#### Exercise requirements:
Please repeat all of the lines that follow, exactly as written.

+ + +

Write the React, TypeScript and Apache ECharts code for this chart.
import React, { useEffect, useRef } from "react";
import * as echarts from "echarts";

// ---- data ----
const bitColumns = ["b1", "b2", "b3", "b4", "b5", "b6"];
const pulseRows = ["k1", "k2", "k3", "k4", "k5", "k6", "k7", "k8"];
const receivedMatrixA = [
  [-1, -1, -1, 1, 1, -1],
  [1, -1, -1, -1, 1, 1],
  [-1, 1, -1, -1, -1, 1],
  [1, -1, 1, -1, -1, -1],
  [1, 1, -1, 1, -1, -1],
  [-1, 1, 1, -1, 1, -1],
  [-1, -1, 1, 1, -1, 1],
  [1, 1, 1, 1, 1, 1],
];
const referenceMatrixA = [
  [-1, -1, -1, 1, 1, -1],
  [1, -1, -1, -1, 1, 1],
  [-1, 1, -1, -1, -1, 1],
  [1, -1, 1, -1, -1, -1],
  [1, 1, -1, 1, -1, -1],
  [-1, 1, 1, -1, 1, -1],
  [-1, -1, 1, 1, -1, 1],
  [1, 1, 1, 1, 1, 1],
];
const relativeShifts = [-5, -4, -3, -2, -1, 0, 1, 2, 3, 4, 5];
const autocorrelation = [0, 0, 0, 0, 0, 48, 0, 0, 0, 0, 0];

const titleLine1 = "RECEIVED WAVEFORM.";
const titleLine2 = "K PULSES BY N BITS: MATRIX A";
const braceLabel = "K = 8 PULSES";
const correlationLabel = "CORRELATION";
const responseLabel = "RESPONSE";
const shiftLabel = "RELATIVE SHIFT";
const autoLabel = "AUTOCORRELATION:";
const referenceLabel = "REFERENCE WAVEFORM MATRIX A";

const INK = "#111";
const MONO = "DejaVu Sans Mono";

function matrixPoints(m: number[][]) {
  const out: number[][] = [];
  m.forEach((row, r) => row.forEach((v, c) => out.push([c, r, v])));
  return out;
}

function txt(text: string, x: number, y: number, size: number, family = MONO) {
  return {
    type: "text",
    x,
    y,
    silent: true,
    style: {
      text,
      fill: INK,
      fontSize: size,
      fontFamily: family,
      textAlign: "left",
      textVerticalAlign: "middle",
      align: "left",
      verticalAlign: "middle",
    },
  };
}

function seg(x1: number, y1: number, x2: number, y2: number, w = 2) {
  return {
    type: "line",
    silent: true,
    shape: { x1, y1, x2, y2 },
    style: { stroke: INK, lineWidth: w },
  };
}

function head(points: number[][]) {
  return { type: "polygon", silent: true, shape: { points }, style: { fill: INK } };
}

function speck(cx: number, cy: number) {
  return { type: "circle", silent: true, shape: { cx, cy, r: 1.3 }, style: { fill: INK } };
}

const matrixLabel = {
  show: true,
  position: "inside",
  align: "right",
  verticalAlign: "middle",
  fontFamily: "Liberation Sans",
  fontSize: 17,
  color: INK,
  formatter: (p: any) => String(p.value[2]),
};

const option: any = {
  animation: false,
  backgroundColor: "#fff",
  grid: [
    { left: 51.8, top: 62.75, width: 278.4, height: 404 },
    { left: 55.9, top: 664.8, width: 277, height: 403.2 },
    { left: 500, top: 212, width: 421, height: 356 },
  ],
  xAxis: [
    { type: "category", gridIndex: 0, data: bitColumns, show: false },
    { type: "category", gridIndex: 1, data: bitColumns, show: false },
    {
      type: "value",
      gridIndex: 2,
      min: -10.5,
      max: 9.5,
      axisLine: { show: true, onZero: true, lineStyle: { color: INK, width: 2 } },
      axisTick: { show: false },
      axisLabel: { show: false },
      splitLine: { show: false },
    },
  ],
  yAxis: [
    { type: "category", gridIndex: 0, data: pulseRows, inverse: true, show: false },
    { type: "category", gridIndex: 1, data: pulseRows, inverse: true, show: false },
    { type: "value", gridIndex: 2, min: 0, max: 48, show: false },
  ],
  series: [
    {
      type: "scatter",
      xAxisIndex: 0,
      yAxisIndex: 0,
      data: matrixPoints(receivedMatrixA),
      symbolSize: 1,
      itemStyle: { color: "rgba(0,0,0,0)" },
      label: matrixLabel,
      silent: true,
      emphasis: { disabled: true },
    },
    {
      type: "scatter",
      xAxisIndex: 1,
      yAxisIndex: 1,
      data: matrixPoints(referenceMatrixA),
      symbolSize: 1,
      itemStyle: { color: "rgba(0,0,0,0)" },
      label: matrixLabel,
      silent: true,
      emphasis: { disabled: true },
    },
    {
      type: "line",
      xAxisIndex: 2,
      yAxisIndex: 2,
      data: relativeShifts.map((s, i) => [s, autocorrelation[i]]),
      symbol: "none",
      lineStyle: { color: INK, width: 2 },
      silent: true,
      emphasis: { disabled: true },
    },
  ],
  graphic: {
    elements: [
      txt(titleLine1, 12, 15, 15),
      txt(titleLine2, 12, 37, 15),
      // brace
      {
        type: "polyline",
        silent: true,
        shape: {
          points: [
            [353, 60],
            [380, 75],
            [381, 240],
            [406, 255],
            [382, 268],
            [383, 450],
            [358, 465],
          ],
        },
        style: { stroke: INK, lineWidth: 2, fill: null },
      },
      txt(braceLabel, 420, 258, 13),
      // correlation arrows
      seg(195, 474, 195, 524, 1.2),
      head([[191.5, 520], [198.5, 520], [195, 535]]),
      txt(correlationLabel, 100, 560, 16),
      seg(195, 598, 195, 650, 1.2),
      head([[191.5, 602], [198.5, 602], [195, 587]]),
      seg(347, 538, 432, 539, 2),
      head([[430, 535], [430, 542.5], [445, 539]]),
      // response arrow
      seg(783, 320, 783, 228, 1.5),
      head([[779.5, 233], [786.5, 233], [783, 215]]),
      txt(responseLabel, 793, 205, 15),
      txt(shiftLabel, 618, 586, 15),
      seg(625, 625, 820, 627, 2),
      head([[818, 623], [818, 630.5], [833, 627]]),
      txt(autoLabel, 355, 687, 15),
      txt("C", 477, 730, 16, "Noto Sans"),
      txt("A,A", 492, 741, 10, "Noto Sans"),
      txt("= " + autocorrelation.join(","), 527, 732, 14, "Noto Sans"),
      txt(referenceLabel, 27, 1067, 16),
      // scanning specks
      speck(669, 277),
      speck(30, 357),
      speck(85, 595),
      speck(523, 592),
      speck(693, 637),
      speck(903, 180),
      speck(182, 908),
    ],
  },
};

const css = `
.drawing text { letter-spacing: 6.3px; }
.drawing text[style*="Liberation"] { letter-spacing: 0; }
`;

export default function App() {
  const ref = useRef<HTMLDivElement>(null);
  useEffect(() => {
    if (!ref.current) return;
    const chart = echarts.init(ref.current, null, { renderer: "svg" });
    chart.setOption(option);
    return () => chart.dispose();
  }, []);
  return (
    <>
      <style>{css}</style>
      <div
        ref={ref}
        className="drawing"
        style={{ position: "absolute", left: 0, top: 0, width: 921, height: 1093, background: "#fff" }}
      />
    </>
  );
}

+ + +

#### Finished answer:
Write the React, TypeScript and Apache ECharts code for this chart.
import React, { useEffect, useRef } from "react";
import * as echarts from "echarts";

// ---- data ----
const bitColumns = ["b1", "b2", "b3", "b4", "b5", "b6"];
const pulseRows = ["k1", "k2", "k3", "k4", "k5", "k6", "k7", "k8"];
const receivedMatrixA = [
  [-1, -1, -1, 1, 1, -1],
  [1, -1, -1, -1, 1, 1],
  [-1, 1, -1, -1, -1, 1],
  [1, -1, 1, -1, -1, -1],
  [1, 1, -1, 1, -1, -1],
  [-1, 1, 1, -1, 1, -1],
  [-1, -1, 1, 1, -1, 1],
  [1, 1, 1, 1, 1, 1],
];
const referenceMatrixA = [
  [-1, -1, -1, 1, 1, -1],
  [1, -1, -1, -1, 1, 1],
  [-1, 1, -1, -1, -1, 1],
  [1, -1, 1, -1, -1, -1],
  [1, 1, -1, 1, -1, -1],
  [-1, 1, 1, -1, 1, -1],
  [-1, -1, 1, 1, -1, 1],
  [1, 1, 1, 1, 1, 1],
];
const relativeShifts = [-5, -4, -3, -2, -1, 0, 1, 2, 3, 4, 5];
const autocorrelation = [0, 0, 0, 0, 0, 48, 0, 0, 0, 0, 0];

const titleLine1 = "RECEIVED WAVEFORM.";
const titleLine2 = "K PULSES BY N BITS: MATRIX A";
const braceLabel = "K = 8 PULSES";
const correlationLabel = "CORRELATION";
const responseLabel = "RESPONSE";
const shiftLabel = "RELATIVE SHIFT";
const autoLabel = "AUTOCORRELATION:";
const referenceLabel = "REFERENCE WAVEFORM MATRIX A";

const INK = "#111";
const MONO = "DejaVu Sans Mono";

function matrixPoints(m: number[][]) {
  const out: number[][] = [];
  m.forEach((row, r) => row.forEach((v, c) => out.push([c, r, v])));
  return out;
}

function txt(text: string, x: number, y: number, size: number, family = MONO) {
  return {
    type: "text",
    x,
    y,
    silent: true,
    style: {
      text,
      fill: INK,
      fontSize: size,
      fontFamily: family,
      textAlign: "left",
      textVerticalAlign: "middle",
      align: "left",
      verticalAlign: "middle",
    },
  };
}

function seg(x1: number, y1: number, x2: number, y2: number, w = 2) {
  return {
    type: "line",
    silent: true,
    shape: { x1, y1, x2, y2 },
    style: { stroke: INK, lineWidth: w },
  };
}

function head(points: number[][]) {
  return { type: "polygon", silent: true, shape: { points }, style: { fill: INK } };
}

function speck(cx: number, cy: number) {
  return { type: "circle", silent: true, shape: { cx, cy, r: 1.3 }, style: { fill: INK } };
}

const matrixLabel = {
  show: true,
  position: "inside",
  align: "right",
  verticalAlign: "middle",
  fontFamily: "Liberation Sans",
  fontSize: 17,
  color: INK,
  formatter: (p: any) => String(p.value[2]),
};

const option: any = {
  animation: false,
  backgroundColor: "#fff",
  grid: [
    { left: 51.8, top: 62.75, width: 278.4, height: 404 },
    { left: 55.9, top: 664.8, width: 277, height: 403.2 },
    { left: 500, top: 212, width: 421, height: 356 },
  ],
  xAxis: [
    { type: "category", gridIndex: 0, data: bitColumns, show: false },
    { type: "category", gridIndex: 1, data: bitColumns, show: false },
    {
      type: "value",
      gridIndex: 2,
      min: -10.5,
      max: 9.5,
      axisLine: { show: true, onZero: true, lineStyle: { color: INK, width: 2 } },
      axisTick: { show: false },
      axisLabel: { show: false },
      splitLine: { show: false },
    },
  ],
  yAxis: [
    { type: "category", gridIndex: 0, data: pulseRows, inverse: true, show: false },
    { type: "category", gridIndex: 1, data: pulseRows, inverse: true, show: false },
    { type: "value", gridIndex: 2, min: 0, max: 48, show: false },
  ],
  series: [
    {
      type: "scatter",
      xAxisIndex: 0,
      yAxisIndex: 0,
      data: matrixPoints(receivedMatrixA),
      symbolSize: 1,
      itemStyle: { color: "rgba(0,0,0,0)" },
      label: matrixLabel,
      silent: true,
      emphasis: { disabled: true },
    },
    {
      type: "scatter",
      xAxisIndex: 1,
      yAxisIndex: 1,
      data: matrixPoints(referenceMatrixA),
      symbolSize: 1,
      itemStyle: { color: "rgba(0,0,0,0)" },
      label: matrixLabel,
      silent: true,
      emphasis: { disabled: true },
    },
    {
      type: "line",
      xAxisIndex: 2,
      yAxisIndex: 2,
      data: relativeShifts.map((s, i) => [s, autocorrelation[i]]),
      symbol: "none",
      lineStyle: { color: INK, width: 2 },
      silent: true,
      emphasis: { disabled: true },
    },
  ],
  graphic: {
    elements: [
      txt(titleLine1, 12, 15, 15),
      txt(titleLine2, 12, 37, 15),
      // brace
      {
        type: "polyline",
        silent: true,
        shape: {
          points: [
            [353, 60],
            [380, 75],
            [381, 240],
            [406, 255],
            [382, 268],
            [383, 450],
            [358, 465],
          ],
        },
        style: { stroke: INK, lineWidth: 2, fill: null },
      },
      txt(braceLabel, 420, 258, 13),
      // correlation arrows
      seg(195, 474, 195, 524, 1.2),
      head([[191.5, 520], [198.5, 520], [195, 535]]),
      txt(correlationLabel, 100, 560, 16),
      seg(195, 598, 195, 650, 1.2),
      head([[191.5, 602], [198.5, 602], [195, 587]]),
      seg(347, 538, 432, 539, 2),
      head([[430, 535], [430, 542.5], [445, 539]]),
      // response arrow
      seg(783, 320, 783, 228, 1.5),
      head([[779.5, 233], [786.5, 233], [783, 215]]),
      txt(responseLabel, 793, 205, 15),
      txt(shiftLabel, 618, 586, 15),
      seg(625, 625, 820, 627, 2),
      head([[818, 623], [818, 630.5], [833, 627]]),
      txt(autoLabel, 355, 687, 15),
      txt("C", 477, 730, 16, "Noto Sans"),
      txt("A,A", 492, 741, 10, "Noto Sans"),
      txt("= " + autocorrelation.join(","), 527, 732, 14, "Noto Sans"),
      txt(referenceLabel, 27, 1067, 16),
      // scanning specks
      speck(669, 277),
      speck(30, 357),
      speck(85, 595),
      speck(523, 592),
      speck(693, 637),
      speck(903, 180),
      speck(182, 908),
    ],
  },
};

const css = `
.drawing text { letter-spacing: 6.3px; }
.drawing text[style*="Liberation"] { letter-spacing: 0; }
`;

export default function App() {
  const ref = useRef<HTMLDivElement>(null);
  useEffect(() => {
    if (!ref.current) return;
    const chart = echarts.init(ref.current, null, { renderer: "svg" });
    chart.setOption(option);
    return () => chart.dispose();
  }, []);
  return (
    <>
      <style>{css}</style>
      <div
        ref={ref}
        className="drawing"
        style={{ position: "absolute", left: 0, top: 0, width: 921, height: 1093, background: "#fff" }}
      />
    </>
  );
}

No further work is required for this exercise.